## Begin

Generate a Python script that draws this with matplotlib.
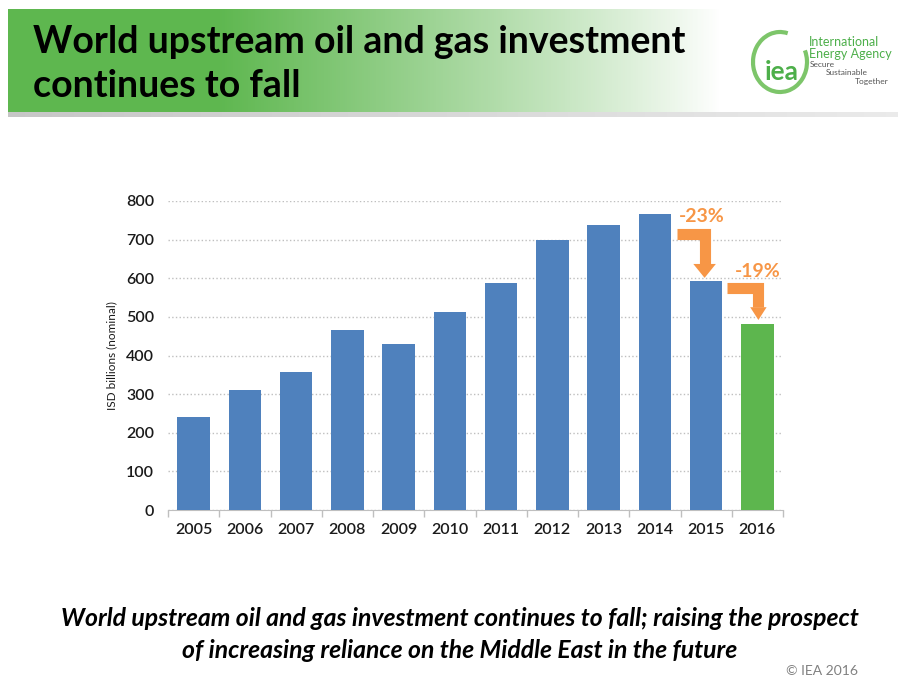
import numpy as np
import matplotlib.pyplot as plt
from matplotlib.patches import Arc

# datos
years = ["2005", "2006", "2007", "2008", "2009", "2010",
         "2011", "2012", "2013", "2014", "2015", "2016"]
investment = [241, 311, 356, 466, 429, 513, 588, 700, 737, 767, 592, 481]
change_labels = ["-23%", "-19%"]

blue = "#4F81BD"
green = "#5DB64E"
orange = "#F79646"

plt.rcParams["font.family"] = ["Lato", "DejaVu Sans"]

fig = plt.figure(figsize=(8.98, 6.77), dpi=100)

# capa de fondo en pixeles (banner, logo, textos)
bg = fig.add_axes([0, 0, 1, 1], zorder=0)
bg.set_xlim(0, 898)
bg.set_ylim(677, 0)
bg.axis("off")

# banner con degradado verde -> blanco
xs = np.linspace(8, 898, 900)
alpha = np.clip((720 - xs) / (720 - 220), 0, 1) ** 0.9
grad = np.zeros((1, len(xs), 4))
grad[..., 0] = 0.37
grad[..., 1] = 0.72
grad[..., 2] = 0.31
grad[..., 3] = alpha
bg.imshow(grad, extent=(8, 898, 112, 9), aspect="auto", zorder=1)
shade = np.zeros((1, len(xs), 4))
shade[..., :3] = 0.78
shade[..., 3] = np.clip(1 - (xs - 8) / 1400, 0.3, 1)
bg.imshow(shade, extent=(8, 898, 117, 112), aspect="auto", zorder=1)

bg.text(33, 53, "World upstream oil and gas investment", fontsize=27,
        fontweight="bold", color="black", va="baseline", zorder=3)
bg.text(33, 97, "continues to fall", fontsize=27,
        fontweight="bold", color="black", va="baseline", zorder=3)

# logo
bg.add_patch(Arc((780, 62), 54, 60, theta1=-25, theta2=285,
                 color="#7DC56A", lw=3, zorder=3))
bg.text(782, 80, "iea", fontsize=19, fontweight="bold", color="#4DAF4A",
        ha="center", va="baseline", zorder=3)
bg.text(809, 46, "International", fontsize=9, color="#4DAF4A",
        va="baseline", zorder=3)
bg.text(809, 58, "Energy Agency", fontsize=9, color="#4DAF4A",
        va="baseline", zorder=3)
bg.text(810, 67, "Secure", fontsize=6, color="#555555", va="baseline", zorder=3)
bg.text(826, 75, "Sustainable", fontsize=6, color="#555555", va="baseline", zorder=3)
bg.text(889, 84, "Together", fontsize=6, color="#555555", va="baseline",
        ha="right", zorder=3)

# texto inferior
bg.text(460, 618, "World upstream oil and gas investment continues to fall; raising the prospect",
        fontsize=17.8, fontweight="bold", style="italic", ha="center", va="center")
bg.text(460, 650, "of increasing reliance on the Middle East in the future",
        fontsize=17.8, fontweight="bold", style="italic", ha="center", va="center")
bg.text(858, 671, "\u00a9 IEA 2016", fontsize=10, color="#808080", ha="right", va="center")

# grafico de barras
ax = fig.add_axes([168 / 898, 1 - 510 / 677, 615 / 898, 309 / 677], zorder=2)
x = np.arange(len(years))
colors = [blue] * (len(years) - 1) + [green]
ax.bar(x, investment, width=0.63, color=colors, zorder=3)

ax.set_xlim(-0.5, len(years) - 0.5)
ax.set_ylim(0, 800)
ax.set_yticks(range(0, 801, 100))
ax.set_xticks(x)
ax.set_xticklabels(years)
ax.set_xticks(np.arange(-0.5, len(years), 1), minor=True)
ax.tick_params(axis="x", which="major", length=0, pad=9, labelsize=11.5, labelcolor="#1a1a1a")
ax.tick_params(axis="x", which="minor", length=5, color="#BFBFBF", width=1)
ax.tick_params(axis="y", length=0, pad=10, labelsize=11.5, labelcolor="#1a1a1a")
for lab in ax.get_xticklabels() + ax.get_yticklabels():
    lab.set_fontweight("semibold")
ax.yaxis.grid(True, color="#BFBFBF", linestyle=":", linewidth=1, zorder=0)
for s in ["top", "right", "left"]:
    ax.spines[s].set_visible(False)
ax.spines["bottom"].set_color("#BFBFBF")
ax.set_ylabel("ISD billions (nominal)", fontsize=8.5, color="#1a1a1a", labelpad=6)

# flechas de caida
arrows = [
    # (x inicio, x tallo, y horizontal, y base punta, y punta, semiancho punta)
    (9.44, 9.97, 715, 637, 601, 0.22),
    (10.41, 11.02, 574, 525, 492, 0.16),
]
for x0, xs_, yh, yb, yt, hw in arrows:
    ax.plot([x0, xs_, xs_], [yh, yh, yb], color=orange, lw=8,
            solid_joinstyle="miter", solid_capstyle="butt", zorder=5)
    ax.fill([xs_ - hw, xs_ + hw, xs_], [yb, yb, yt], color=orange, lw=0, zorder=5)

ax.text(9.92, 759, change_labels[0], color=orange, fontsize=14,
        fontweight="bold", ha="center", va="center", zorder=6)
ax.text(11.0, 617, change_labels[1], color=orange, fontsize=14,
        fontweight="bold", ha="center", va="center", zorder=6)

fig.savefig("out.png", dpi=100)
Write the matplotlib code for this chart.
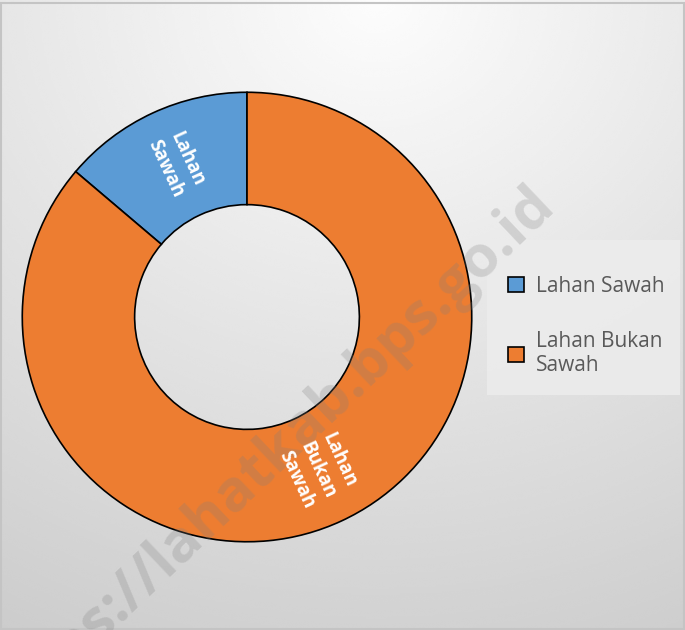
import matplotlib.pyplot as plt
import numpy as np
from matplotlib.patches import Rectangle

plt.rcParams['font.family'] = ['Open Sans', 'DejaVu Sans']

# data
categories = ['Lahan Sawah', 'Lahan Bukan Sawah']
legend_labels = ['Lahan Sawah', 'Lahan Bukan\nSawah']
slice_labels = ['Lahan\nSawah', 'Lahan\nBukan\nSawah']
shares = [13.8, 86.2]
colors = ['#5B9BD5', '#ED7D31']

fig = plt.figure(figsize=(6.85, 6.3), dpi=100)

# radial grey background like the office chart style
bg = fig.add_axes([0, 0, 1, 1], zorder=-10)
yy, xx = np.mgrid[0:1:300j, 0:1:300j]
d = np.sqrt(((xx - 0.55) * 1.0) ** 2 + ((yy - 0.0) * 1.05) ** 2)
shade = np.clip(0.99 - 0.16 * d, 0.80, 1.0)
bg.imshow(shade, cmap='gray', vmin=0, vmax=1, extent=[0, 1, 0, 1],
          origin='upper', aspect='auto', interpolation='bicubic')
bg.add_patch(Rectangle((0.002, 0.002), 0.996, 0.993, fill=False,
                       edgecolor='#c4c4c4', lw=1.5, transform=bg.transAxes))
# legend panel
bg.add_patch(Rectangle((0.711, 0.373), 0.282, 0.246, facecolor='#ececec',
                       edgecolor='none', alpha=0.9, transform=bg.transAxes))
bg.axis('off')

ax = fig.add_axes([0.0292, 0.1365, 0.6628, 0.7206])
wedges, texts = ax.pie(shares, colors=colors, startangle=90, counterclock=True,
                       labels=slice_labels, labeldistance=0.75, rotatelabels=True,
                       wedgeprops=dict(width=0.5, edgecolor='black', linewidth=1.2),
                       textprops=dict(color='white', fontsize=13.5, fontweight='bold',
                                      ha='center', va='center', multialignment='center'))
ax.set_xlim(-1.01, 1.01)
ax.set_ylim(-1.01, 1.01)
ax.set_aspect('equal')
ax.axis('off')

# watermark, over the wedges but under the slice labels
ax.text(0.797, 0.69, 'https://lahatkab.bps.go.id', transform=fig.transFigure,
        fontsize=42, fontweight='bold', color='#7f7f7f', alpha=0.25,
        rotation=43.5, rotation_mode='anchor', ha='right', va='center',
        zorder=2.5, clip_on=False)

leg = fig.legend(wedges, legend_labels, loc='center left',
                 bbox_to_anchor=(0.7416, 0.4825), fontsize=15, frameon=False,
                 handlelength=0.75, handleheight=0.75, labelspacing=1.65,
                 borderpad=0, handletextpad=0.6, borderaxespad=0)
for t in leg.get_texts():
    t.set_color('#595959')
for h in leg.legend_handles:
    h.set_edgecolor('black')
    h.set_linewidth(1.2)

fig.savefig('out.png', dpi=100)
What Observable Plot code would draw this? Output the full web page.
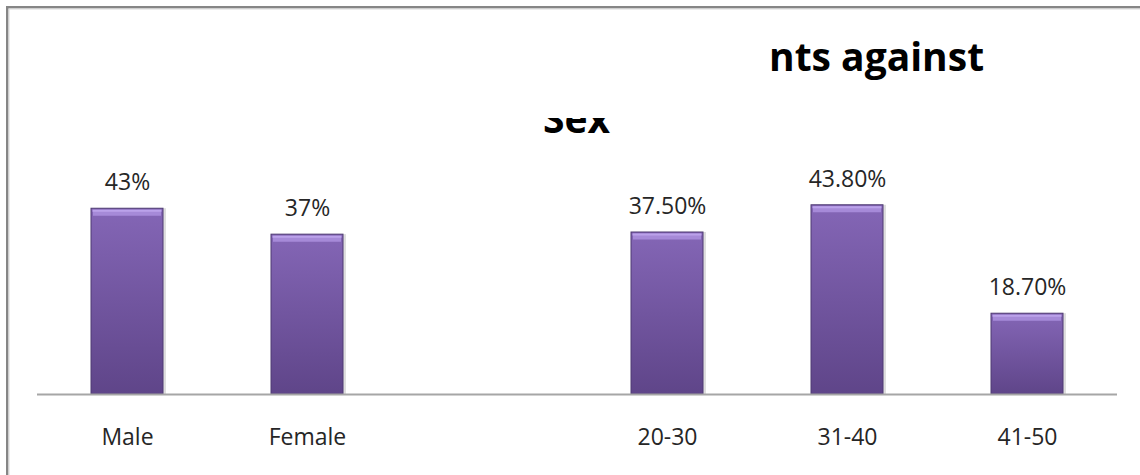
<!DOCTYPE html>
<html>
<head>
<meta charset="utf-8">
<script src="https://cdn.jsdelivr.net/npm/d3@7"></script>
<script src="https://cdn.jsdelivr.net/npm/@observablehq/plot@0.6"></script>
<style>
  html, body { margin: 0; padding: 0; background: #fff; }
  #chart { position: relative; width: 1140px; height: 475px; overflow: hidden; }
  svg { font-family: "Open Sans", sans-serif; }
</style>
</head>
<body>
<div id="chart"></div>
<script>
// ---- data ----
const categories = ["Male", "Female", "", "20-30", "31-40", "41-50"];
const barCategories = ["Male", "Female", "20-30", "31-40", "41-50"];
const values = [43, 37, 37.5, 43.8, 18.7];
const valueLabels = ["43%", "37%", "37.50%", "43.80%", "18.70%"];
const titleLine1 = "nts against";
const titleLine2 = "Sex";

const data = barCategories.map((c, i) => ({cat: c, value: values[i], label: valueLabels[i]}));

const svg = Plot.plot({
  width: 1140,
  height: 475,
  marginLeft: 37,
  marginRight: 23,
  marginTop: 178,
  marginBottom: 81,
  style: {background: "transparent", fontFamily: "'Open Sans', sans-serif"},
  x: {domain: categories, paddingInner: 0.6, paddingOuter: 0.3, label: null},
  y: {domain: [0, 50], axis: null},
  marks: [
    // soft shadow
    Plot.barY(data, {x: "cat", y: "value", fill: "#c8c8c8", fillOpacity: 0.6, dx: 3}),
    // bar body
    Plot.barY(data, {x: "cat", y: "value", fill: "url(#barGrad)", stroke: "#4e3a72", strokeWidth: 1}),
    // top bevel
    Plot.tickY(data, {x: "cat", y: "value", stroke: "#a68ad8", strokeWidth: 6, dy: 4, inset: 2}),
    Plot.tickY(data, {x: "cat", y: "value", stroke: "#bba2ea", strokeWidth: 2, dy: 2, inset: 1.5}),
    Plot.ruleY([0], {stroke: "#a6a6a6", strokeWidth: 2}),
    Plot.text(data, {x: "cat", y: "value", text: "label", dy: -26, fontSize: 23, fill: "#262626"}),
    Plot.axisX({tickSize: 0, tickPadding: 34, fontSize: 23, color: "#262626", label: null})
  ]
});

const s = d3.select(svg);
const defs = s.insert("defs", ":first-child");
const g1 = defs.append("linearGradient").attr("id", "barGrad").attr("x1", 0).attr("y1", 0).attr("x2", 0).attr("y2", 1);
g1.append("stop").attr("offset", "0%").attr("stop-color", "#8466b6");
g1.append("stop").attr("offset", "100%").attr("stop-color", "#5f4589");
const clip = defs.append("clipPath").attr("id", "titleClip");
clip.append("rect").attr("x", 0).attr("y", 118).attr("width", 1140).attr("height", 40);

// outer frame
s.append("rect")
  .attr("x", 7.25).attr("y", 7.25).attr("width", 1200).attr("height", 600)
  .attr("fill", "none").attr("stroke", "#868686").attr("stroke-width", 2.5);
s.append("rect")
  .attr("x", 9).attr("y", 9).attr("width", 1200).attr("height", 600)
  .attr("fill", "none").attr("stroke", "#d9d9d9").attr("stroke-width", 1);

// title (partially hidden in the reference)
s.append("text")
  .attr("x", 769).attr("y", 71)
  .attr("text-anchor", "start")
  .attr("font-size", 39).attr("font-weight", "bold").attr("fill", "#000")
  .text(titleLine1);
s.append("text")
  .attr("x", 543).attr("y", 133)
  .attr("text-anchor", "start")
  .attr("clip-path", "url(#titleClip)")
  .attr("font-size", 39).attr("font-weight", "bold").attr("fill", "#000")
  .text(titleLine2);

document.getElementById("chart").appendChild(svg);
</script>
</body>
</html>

## End

* _WRITTEN TASK_:
Extract from the material above the stretch running from the line containing "Write the matplotlib code for this chart." through the line containing "ax.axis('off')". Keep the text exact and the pictures out.

* _SOLUTION TO THIS PROBLEM_:
Write the matplotlib code for this chart.
import matplotlib.pyplot as plt
import numpy as np
from matplotlib.patches import Rectangle

plt.rcParams['font.family'] = ['Open Sans', 'DejaVu Sans']

# data
categories = ['Lahan Sawah', 'Lahan Bukan Sawah']
legend_labels = ['Lahan Sawah', 'Lahan Bukan\nSawah']
slice_labels = ['Lahan\nSawah', 'Lahan\nBukan\nSawah']
shares = [13.8, 86.2]
colors = ['#5B9BD5', '#ED7D31']

fig = plt.figure(figsize=(6.85, 6.3), dpi=100)

# radial grey background like the office chart style
bg = fig.add_axes([0, 0, 1, 1], zorder=-10)
yy, xx = np.mgrid[0:1:300j, 0:1:300j]
d = np.sqrt(((xx - 0.55) * 1.0) ** 2 + ((yy - 0.0) * 1.05) ** 2)
shade = np.clip(0.99 - 0.16 * d, 0.80, 1.0)
bg.imshow(shade, cmap='gray', vmin=0, vmax=1, extent=[0, 1, 0, 1],
          origin='upper', aspect='auto', interpolation='bicubic')
bg.add_patch(Rectangle((0.002, 0.002), 0.996, 0.993, fill=False,
                       edgecolor='#c4c4c4', lw=1.5, transform=bg.transAxes))
# legend panel
bg.add_patch(Rectangle((0.711, 0.373), 0.282, 0.246, facecolor='#ececec',
                       edgecolor='none', alpha=0.9, transform=bg.transAxes))
bg.axis('off')

ax = fig.add_axes([0.0292, 0.1365, 0.6628, 0.7206])
wedges, texts = ax.pie(shares, colors=colors, startangle=90, counterclock=True,
                       labels=slice_labels, labeldistance=0.75, rotatelabels=True,
                       wedgeprops=dict(width=0.5, edgecolor='black', linewidth=1.2),
                       textprops=dict(color='white', fontsize=13.5, fontweight='bold',
                                      ha='center', va='center', multialignment='center'))
ax.set_xlim(-1.01, 1.01)
ax.set_ylim(-1.01, 1.01)
ax.set_aspect('equal')
ax.axis('off')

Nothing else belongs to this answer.